→ **WHAT THIS TASK INVOLVES**
Write the number of lines holding the word "that", and nothing else.
────────────────────────────────────────
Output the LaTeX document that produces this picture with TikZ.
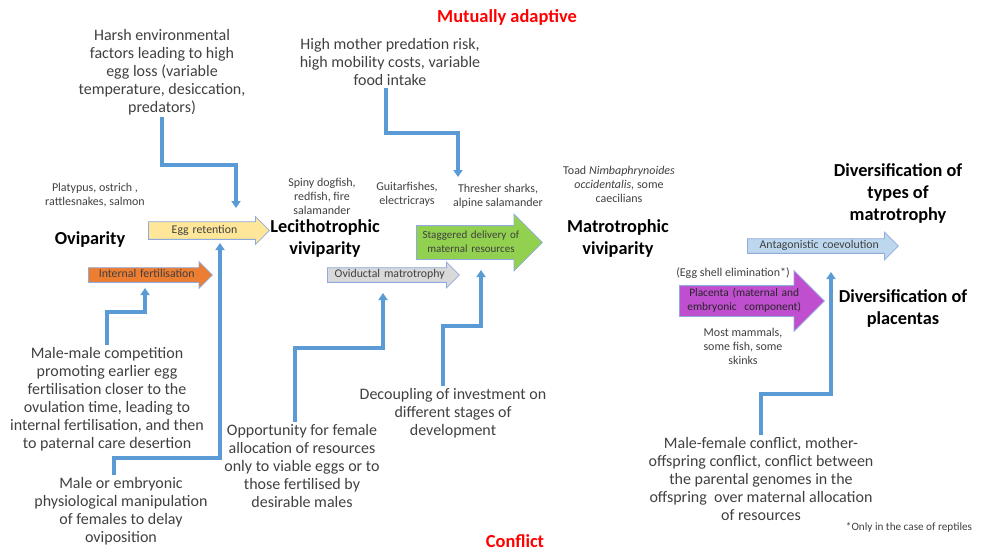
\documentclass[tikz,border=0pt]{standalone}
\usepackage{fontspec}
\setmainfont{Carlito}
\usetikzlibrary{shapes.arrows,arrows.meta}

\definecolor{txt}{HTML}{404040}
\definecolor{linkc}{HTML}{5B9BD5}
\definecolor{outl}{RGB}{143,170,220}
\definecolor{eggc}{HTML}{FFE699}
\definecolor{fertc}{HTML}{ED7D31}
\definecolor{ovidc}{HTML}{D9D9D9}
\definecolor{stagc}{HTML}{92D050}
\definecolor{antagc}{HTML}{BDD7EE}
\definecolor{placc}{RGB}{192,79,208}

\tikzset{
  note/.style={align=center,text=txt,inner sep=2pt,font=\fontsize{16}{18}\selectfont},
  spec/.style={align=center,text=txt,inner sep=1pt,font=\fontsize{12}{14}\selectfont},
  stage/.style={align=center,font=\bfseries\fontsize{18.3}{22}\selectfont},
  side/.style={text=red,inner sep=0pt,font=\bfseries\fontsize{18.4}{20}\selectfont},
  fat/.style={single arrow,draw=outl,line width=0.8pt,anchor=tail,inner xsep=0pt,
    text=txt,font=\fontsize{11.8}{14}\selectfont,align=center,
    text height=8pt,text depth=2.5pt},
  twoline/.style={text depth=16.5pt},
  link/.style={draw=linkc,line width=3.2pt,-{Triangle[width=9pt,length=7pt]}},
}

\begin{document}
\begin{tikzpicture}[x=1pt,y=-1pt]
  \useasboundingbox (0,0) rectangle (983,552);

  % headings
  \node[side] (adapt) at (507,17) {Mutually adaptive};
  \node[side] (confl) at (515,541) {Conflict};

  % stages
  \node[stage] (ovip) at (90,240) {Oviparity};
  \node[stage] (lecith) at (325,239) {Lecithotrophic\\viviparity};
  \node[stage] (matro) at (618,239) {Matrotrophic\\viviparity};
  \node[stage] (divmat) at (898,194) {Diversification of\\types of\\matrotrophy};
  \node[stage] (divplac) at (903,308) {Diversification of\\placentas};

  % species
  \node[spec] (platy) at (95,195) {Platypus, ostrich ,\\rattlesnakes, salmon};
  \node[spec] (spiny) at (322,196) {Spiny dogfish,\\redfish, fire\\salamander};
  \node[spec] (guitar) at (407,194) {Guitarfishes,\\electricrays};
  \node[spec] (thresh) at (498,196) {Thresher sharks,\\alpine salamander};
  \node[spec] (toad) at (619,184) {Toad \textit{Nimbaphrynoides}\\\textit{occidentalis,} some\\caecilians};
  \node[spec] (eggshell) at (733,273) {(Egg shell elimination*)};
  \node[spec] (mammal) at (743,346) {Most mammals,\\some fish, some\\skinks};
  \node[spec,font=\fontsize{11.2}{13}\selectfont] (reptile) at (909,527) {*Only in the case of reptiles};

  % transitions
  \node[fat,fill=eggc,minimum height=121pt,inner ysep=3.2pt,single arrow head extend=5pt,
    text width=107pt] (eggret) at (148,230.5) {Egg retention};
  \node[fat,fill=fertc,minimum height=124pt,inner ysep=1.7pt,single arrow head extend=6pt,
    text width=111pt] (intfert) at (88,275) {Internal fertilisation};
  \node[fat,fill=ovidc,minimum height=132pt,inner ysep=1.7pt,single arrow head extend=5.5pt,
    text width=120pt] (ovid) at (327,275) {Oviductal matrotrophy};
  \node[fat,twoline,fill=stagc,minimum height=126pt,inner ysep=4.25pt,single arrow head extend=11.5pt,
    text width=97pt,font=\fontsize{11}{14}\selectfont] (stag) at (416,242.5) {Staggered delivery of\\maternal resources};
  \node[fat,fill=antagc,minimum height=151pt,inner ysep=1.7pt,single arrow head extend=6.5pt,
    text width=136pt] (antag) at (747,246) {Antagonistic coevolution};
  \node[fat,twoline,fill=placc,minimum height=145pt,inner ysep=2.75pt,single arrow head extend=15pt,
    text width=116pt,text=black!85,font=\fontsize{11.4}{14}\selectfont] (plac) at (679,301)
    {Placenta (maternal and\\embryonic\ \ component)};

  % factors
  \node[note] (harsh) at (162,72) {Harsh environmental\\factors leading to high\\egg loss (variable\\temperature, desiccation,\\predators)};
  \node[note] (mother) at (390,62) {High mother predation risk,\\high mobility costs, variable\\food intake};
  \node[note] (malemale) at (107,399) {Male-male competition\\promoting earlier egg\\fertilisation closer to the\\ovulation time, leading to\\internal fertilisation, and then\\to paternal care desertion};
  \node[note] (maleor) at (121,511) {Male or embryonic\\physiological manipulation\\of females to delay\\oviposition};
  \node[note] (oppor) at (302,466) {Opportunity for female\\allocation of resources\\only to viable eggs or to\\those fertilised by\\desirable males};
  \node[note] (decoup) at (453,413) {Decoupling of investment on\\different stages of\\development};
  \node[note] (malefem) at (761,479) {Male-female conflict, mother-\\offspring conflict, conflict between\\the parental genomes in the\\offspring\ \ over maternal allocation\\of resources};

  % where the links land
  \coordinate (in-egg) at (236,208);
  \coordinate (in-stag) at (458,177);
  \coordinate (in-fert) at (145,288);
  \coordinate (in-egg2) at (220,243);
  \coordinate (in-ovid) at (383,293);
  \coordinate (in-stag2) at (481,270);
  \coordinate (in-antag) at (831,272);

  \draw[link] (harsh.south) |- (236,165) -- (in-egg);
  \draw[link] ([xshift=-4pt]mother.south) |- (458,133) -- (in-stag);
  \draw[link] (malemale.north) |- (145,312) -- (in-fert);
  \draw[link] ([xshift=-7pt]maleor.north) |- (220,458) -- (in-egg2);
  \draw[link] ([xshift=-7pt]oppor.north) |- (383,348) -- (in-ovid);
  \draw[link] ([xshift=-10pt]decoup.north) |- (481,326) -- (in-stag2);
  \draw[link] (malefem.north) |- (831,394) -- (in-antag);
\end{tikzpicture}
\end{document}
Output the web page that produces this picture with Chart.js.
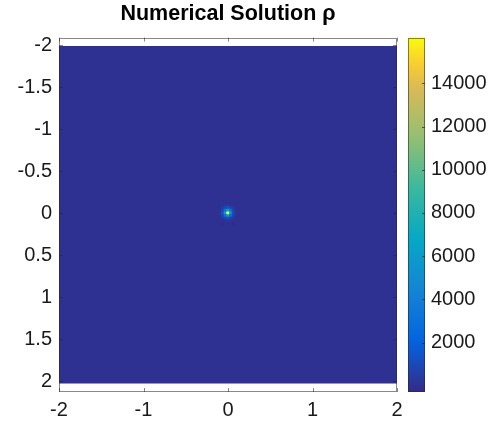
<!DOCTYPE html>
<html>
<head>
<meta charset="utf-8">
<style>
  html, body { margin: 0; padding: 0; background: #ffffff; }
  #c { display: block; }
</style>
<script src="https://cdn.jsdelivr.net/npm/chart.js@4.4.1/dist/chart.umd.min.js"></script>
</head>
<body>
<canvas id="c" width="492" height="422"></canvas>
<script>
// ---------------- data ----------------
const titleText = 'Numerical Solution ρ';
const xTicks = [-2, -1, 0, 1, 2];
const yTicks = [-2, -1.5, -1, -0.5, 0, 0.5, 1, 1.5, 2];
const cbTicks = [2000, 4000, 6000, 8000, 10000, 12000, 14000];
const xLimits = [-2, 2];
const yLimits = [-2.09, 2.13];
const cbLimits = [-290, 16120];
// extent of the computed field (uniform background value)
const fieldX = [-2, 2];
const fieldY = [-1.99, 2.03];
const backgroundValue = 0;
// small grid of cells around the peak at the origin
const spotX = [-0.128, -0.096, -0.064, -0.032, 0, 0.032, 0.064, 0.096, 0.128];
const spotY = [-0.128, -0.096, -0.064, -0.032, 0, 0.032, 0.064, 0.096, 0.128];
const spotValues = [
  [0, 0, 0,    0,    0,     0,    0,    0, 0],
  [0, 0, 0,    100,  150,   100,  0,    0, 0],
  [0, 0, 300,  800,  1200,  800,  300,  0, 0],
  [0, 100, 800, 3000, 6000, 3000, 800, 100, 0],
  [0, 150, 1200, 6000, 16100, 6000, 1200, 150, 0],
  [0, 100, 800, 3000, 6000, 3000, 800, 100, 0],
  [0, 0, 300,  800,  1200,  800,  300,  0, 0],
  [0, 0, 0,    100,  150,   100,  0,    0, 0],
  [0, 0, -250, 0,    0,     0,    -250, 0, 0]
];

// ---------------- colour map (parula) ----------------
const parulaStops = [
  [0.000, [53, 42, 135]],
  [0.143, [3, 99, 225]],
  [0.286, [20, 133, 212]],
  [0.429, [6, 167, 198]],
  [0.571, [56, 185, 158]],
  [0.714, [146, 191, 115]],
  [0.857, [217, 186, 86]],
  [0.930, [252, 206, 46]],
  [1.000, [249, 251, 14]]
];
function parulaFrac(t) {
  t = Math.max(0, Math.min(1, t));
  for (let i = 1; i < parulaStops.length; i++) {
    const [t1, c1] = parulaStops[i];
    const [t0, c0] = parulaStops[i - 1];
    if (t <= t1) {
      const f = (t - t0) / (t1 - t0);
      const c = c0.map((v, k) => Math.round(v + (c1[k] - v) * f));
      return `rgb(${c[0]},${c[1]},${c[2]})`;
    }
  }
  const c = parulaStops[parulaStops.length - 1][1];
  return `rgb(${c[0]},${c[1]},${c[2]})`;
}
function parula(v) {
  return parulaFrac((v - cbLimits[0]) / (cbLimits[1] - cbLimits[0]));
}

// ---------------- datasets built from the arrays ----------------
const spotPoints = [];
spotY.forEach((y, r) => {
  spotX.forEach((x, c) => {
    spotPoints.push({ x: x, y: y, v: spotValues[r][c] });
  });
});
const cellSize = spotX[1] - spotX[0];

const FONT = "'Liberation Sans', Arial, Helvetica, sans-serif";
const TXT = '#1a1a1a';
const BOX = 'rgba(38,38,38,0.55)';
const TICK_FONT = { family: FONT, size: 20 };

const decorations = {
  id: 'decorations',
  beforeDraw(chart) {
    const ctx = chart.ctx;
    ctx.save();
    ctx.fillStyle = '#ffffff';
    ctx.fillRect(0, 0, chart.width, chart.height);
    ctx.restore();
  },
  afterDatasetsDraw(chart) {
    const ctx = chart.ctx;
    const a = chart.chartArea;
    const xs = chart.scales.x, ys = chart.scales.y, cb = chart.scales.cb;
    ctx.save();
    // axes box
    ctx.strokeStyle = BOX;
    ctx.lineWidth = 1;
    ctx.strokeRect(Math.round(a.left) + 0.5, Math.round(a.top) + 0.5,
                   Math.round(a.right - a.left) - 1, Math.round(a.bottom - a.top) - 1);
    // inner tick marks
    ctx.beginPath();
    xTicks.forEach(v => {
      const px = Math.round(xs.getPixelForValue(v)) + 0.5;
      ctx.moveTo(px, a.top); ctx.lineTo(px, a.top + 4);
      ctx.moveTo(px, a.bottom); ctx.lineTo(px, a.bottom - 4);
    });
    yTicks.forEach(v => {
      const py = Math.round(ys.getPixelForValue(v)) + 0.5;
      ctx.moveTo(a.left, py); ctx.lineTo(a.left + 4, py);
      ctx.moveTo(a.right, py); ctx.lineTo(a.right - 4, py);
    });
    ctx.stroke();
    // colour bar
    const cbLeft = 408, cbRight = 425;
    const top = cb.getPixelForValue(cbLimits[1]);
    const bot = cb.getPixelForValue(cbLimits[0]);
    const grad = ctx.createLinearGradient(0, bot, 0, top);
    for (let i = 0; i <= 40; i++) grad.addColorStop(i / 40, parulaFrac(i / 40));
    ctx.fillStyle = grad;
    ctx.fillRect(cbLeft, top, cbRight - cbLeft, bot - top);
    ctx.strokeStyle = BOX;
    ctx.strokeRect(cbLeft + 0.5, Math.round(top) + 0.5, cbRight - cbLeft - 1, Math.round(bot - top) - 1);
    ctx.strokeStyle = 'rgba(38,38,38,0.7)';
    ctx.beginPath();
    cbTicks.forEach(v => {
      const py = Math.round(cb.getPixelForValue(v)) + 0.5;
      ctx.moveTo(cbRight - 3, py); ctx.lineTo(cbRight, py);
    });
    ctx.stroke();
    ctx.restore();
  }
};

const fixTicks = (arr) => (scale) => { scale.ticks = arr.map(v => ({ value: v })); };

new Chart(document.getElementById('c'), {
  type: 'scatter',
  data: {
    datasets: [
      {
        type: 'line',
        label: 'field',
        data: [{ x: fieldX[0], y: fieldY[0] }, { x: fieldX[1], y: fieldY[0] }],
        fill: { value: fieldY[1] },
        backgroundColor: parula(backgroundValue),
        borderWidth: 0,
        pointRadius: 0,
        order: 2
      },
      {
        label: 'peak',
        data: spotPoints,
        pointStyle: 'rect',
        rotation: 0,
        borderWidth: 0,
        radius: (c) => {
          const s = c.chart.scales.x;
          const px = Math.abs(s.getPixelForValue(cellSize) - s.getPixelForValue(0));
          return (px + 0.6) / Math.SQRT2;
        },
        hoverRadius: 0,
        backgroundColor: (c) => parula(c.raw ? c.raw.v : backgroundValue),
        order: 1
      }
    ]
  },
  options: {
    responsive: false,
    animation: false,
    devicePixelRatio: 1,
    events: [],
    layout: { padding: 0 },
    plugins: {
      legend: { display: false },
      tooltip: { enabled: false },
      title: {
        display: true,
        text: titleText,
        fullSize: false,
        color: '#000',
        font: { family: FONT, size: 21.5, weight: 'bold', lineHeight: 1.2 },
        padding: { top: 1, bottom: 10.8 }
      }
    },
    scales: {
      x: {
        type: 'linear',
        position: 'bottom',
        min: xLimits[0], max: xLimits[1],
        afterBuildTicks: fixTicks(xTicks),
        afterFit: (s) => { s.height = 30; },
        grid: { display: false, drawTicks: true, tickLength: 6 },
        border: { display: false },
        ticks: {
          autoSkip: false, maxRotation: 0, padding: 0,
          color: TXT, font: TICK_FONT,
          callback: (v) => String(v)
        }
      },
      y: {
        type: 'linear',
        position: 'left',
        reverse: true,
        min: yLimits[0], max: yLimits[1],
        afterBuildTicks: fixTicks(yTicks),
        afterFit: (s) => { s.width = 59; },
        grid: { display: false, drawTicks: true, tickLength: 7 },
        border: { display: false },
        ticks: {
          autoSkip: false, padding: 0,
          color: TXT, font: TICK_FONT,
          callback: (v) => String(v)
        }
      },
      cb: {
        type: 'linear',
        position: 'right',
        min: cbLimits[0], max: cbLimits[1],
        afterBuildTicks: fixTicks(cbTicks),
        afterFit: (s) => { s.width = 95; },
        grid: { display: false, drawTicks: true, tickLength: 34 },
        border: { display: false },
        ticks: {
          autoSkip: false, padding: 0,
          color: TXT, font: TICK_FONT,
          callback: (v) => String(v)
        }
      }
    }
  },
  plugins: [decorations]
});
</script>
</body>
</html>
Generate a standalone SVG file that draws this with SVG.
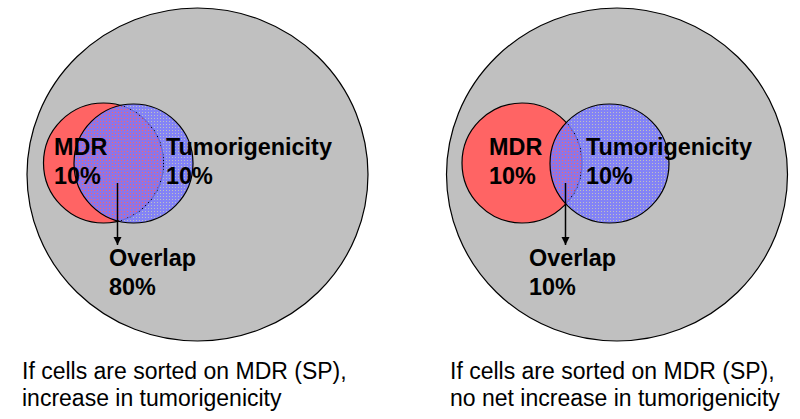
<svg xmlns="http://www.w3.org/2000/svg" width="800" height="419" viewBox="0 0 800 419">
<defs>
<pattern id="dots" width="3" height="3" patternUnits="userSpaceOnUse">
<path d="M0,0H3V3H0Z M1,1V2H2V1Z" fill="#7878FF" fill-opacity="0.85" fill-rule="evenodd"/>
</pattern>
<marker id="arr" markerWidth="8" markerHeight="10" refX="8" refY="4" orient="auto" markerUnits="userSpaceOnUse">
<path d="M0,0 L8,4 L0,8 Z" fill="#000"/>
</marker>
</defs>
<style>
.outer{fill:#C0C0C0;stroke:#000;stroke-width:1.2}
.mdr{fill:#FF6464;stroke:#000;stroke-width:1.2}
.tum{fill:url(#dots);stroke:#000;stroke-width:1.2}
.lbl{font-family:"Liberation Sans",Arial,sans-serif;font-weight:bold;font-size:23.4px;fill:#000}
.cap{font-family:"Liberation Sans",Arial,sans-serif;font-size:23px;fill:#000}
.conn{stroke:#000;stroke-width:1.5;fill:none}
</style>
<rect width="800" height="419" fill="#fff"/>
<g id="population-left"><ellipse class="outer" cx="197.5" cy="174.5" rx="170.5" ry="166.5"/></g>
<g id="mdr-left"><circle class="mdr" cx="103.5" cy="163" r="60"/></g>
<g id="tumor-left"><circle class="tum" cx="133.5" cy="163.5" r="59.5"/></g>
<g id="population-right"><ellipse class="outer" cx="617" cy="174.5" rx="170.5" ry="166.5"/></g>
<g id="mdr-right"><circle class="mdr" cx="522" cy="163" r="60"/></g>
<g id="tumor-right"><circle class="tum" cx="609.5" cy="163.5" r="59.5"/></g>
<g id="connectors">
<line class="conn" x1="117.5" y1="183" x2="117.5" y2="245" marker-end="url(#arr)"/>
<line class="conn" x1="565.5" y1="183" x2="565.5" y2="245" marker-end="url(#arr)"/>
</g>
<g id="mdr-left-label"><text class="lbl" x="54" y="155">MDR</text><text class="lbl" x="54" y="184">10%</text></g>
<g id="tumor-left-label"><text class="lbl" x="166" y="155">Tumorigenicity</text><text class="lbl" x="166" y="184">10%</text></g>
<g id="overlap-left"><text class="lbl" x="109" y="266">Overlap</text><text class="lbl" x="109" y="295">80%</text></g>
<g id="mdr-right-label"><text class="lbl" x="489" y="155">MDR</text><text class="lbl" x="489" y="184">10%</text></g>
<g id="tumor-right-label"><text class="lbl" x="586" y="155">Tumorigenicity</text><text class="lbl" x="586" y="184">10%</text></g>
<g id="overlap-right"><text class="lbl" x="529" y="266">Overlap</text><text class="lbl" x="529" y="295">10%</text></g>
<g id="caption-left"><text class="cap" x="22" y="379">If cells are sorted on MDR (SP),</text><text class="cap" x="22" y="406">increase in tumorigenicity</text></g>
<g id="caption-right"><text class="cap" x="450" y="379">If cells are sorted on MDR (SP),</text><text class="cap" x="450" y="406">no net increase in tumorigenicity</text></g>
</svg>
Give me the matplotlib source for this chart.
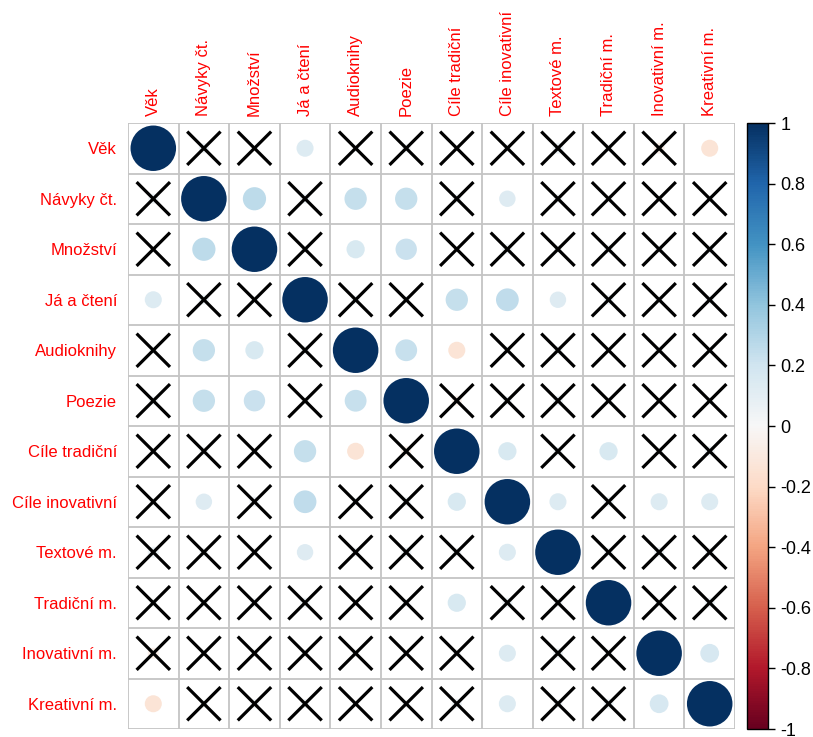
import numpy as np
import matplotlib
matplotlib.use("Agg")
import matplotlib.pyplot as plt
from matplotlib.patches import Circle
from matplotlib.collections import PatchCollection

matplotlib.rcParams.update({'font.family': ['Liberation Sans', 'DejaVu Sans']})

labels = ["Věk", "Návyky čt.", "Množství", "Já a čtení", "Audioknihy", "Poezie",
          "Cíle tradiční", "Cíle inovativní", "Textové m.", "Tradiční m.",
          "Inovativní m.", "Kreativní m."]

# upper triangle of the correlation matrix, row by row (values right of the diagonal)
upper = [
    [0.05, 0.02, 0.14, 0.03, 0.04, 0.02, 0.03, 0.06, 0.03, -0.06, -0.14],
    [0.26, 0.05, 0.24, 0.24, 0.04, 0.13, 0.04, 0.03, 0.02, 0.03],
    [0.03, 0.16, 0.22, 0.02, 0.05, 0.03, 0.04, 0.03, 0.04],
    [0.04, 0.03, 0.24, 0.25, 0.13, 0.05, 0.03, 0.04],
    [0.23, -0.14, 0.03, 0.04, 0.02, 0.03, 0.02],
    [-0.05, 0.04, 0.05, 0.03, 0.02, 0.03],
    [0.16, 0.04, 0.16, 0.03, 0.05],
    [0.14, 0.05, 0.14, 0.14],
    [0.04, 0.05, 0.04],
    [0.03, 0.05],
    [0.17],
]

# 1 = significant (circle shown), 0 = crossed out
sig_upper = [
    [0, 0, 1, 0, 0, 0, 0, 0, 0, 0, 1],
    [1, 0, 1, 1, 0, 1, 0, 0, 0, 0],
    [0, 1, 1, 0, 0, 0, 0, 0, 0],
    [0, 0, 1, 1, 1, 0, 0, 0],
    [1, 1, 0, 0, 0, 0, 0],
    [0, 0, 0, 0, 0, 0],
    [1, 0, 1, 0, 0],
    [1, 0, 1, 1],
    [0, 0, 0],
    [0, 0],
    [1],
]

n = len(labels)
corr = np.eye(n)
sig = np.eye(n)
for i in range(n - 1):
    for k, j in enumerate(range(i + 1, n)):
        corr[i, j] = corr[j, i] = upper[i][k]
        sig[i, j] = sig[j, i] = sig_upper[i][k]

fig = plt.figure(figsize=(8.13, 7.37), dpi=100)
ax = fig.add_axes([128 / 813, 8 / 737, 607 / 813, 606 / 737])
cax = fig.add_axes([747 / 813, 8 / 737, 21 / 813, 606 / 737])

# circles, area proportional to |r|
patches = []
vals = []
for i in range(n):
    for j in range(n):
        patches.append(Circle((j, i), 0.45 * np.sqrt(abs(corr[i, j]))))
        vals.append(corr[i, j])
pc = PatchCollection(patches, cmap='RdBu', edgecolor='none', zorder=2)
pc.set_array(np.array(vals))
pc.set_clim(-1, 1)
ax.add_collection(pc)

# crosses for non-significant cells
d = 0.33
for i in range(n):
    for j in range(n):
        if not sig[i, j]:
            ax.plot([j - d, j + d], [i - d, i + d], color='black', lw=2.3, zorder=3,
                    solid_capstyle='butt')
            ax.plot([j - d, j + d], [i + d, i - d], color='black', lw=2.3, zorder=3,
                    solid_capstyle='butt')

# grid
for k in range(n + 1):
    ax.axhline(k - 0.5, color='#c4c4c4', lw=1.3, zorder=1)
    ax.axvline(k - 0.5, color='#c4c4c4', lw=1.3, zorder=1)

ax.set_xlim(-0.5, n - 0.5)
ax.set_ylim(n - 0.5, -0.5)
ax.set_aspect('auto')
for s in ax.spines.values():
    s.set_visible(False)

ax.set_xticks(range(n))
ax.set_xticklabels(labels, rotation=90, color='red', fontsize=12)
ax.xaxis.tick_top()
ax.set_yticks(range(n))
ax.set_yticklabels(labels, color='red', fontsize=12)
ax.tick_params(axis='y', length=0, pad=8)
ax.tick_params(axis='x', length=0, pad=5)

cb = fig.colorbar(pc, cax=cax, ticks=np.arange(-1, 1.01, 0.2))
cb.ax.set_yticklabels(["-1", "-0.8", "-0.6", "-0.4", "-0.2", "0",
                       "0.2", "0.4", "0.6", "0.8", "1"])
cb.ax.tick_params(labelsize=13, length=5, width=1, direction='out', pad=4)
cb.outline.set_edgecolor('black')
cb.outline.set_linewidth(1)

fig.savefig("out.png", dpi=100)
────────────────────────────────────────
→ **RIGHT ANSWER**
3